Agak panik juga saya ketika membaca isi pesan tersebut dan berlanjut hingga teman saya meminta nomer telepon untuk diberikan kepada rekan beliau yang juga adalah majikan TKW tersebut. Sampai saat majikan tersebut menelpon saya untuk meminta bantuan agar pembantu beliau dapat segera pulang ke kampungnya di Krawang, Jawa Barat dengan meng-cross check kondisi di Bandara. Sang majikan gelisah karena komunikasi terakhir antara dirinya dengan sang pembantu terjadi sekitar pukul 6 waktu Malaysia atau sekitar 5 sore waktu Jakarta. Setelah sang pembantu menceritakan kisah pemerasan tersebut komunikasi sudah tidak bisa tersambung lagi, hingga akhirnya sang majikan mengontak rekan-rekannya orang Indonesia yang tinggal berdekatan dengan rumah beliau di Kuala Lumpur untuk mencari solusi dari permasalahan tersebut.

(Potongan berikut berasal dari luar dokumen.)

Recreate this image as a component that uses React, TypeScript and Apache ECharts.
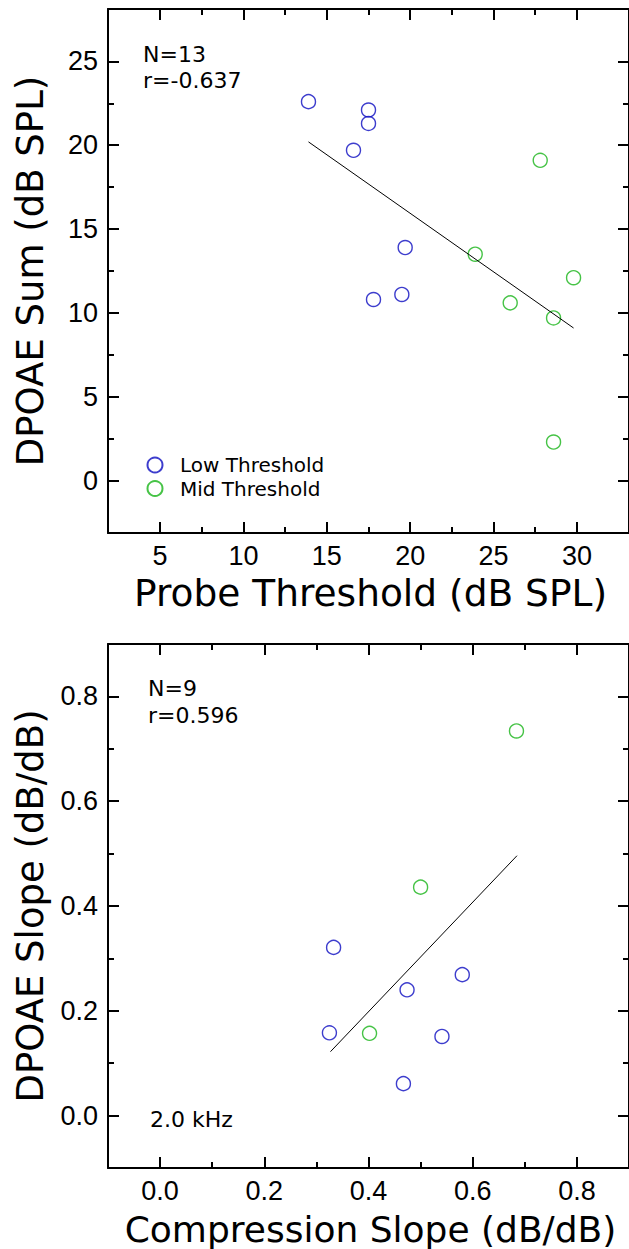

Segala upaya saya lakukan agar pencarian informasi seputar TKW tersebut dapat terlacak. Pertama kali saya menghubungi teman saya yang bekerja di Bea Cukai Soekarno-Hatta dan menceritakan kondisi riil seperti diceritakan oleh majikan TKW tersebut, hingga akhirnya beliau memberikan nomer kontak pihak imigrasi di Bandara Soekarno-Hatta untuk cross check data record kedatangan sang TKW. Namun karena kondisi malam kemarin sudah larut, semua nomer telepon call centre imigrasi tidak ada yang mengangkat. Semua rekan wartawan, baik cetak maupun TV yang bertugas di sekitar Tangerang dan Jakarta saya hubungi untuk mencari informasi seputar informasi sang TKW yang bernama Sumarni. Namun hingga pukul 2 dini hari info seputar Sumarni masih nihil.

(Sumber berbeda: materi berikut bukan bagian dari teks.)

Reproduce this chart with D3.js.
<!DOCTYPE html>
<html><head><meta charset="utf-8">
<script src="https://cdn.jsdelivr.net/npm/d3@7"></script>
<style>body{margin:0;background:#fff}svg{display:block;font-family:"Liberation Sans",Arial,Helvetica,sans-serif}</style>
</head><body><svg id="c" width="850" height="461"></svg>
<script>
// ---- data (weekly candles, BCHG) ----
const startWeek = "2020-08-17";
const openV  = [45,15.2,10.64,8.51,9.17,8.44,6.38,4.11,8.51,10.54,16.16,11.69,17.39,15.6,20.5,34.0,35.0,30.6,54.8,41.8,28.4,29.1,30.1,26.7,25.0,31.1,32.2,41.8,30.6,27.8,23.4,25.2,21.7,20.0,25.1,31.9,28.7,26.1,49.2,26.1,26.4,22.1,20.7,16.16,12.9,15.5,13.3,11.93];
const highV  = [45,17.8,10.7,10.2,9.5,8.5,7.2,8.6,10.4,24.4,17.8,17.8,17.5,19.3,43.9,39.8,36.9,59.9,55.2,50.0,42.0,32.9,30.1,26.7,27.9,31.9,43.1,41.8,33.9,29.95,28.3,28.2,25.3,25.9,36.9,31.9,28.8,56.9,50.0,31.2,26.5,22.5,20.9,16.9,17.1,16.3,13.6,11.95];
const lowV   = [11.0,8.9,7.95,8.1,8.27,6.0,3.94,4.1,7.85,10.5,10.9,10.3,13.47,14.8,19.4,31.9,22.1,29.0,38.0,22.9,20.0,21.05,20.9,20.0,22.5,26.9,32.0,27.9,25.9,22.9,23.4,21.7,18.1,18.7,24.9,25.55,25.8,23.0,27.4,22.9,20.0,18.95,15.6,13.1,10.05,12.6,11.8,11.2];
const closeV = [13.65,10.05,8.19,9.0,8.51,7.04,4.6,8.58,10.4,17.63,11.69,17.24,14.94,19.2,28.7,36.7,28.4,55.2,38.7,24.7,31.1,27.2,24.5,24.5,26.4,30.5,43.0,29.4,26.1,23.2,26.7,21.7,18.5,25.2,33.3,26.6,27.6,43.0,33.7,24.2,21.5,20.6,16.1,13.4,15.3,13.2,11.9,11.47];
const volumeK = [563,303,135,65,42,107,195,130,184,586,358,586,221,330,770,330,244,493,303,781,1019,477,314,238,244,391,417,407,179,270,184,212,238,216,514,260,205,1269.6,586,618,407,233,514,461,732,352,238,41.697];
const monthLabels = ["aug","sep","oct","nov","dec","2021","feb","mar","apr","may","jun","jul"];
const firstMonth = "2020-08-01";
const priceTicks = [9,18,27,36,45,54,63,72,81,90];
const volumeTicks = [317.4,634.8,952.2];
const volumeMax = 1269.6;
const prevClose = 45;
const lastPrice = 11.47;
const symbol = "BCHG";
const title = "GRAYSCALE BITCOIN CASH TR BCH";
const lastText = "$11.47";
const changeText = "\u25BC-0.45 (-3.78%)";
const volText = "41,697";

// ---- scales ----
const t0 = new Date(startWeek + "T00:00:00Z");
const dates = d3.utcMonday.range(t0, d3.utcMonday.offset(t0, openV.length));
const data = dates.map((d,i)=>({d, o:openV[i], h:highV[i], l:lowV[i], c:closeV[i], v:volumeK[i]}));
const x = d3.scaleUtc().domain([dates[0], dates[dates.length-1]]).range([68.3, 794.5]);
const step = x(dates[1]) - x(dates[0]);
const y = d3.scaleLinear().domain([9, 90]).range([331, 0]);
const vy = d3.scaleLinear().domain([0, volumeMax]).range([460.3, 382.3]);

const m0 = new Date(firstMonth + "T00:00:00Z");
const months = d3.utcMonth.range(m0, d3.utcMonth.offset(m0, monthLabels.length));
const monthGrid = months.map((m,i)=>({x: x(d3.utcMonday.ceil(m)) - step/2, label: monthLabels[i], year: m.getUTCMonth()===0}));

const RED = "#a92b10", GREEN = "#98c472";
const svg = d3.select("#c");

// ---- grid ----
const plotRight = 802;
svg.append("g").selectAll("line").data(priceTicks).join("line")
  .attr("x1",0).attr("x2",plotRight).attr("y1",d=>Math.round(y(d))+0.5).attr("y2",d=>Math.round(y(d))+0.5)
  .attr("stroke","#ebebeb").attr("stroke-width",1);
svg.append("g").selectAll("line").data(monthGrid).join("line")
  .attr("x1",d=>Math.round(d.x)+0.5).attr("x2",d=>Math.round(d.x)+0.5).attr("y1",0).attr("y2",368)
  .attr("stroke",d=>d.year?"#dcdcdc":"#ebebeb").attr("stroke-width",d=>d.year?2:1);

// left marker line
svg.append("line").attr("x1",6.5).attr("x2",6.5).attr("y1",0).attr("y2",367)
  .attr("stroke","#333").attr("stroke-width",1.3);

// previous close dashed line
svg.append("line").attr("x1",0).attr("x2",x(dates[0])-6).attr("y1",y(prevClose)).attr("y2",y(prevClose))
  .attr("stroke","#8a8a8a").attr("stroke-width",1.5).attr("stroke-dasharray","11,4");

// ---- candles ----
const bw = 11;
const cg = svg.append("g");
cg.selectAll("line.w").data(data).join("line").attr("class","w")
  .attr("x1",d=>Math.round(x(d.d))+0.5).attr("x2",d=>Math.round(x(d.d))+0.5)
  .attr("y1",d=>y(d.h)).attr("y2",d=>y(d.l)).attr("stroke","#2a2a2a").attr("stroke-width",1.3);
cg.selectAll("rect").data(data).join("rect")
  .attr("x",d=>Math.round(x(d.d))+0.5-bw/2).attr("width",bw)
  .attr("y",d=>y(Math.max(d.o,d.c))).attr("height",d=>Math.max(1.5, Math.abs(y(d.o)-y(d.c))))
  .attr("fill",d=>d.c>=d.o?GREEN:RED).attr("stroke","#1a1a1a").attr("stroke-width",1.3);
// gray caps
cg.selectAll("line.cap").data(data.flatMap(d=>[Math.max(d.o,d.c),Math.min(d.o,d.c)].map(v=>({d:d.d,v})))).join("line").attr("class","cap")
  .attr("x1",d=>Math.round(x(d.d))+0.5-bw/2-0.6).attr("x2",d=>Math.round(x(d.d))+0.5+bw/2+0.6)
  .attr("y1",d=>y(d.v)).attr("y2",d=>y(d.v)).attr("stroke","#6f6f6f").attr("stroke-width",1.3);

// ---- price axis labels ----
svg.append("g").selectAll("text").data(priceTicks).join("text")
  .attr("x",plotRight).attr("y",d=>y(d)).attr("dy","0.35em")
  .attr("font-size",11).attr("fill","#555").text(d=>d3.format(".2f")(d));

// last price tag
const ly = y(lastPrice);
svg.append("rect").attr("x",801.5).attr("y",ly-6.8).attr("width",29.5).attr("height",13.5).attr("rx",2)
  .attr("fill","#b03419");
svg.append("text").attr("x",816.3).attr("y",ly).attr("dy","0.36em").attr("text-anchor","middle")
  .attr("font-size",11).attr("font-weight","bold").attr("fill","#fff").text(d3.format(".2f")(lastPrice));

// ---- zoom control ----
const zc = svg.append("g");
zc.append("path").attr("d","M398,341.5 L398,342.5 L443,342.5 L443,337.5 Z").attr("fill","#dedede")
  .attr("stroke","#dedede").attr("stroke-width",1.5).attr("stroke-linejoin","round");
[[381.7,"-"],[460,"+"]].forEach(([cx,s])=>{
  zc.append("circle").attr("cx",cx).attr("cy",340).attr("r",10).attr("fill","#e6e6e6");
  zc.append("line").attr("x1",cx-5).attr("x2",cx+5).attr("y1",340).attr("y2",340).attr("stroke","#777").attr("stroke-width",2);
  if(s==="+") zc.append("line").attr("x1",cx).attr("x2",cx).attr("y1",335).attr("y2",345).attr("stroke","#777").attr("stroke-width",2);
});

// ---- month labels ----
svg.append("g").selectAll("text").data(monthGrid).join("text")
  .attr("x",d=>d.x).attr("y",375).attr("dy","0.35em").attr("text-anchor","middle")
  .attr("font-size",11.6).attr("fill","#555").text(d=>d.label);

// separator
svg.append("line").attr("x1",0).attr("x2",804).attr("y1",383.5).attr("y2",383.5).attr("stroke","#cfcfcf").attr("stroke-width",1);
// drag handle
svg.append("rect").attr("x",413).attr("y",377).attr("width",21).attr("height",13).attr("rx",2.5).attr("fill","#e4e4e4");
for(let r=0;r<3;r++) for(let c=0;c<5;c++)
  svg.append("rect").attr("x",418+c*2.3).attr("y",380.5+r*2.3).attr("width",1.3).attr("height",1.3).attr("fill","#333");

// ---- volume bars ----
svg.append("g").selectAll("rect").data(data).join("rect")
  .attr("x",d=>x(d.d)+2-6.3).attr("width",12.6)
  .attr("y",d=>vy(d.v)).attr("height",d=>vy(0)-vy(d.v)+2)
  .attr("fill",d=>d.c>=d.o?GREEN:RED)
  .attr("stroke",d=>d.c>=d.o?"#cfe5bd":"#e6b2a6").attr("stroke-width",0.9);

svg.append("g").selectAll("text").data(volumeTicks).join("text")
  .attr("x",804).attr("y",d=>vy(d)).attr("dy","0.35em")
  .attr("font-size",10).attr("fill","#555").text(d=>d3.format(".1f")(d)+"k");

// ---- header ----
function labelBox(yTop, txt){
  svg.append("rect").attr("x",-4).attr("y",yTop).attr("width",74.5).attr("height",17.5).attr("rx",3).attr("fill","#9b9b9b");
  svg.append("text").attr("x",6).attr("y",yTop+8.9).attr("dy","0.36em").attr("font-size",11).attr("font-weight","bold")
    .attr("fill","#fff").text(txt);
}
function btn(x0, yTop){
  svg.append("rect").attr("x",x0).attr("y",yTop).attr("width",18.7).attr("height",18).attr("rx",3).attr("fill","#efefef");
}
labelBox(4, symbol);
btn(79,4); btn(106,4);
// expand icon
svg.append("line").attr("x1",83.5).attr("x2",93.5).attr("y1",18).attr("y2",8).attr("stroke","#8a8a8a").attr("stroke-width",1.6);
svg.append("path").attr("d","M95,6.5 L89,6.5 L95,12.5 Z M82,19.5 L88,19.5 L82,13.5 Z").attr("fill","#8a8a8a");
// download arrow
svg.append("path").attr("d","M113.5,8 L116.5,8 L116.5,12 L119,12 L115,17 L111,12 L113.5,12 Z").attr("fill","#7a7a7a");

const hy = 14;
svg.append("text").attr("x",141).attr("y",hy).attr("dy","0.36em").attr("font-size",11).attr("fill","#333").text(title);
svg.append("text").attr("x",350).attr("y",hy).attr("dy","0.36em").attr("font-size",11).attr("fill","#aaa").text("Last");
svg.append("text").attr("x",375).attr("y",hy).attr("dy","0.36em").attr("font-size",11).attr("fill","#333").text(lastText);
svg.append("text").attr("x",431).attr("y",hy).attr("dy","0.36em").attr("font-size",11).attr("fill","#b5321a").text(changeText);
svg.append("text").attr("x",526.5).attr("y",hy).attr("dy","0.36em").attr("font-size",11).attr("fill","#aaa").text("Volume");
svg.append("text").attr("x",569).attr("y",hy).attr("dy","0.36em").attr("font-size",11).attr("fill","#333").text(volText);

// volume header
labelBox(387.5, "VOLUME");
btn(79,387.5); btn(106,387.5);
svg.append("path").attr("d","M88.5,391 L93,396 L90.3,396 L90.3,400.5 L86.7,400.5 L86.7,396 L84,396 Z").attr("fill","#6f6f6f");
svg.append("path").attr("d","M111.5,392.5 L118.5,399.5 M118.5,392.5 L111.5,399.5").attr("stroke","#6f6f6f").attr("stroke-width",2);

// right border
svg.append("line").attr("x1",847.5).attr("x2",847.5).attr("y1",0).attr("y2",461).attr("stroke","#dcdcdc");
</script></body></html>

Pencarian informasi akhirnya dilanjutkan besok pagi, saya sengaja mengajak rekan wartawan lokal dari Banten agar dapat lebih mudah masuk dan keluar bandara. Dan alhasil baru siang harinya kami baru bisa berkunjung ke kantor BNP2TKI (Badan Nasional Penempatan dan Perlindungan Tenaga Kerja Indonesia) di Terminal 4 Bandara Soekarno-Hatta yang memang lokasinya sangat jauh dari terminal 1, 2 ataupun terminal 3. Hal ini dikarenakan lokasi Termianal 4 terletak diluar kawasan bandara, karena jika orang umum ingin berkunjung kelokasi ini harus keluar terlebih dahulu melalui pintu M-1 dibelakang bandara, tepatnya dikawasan Selapajang, Tangerang.


Siang kemarin kami diterima oleh Pak Sukidjan selaku kepala operasional yang sedang bertugas. Oleh beliau kami diberikan data seputar TKW yang bernama Sumarni. Data ini lebih cepat dilacak karena majikan Sumarni memberikan nomer passport pembantunya kepada saya yang akhirnya memudahkan penelusuran data tersebut. Menurut catatan dari data yang tersimpan dalam hasil print out kedatangan di kantor BNP2TKI Terminal 4, bahwa Sumarni tiba di Terminal 4 pukul 16.15 WIB dan berangkat dengan angkutan Damri dengan tujuan Krawang pada pukul 16.49 WIB. Ada selang waktu sekitar dua jam lebih dari waktu saat kedatangan di Terminal 2. Namun para petugas di bandara, baik di terminal 2 maupun terminal 4 tidak tahu menahu perihal kasus pemerasan yang menimpa Sumarni.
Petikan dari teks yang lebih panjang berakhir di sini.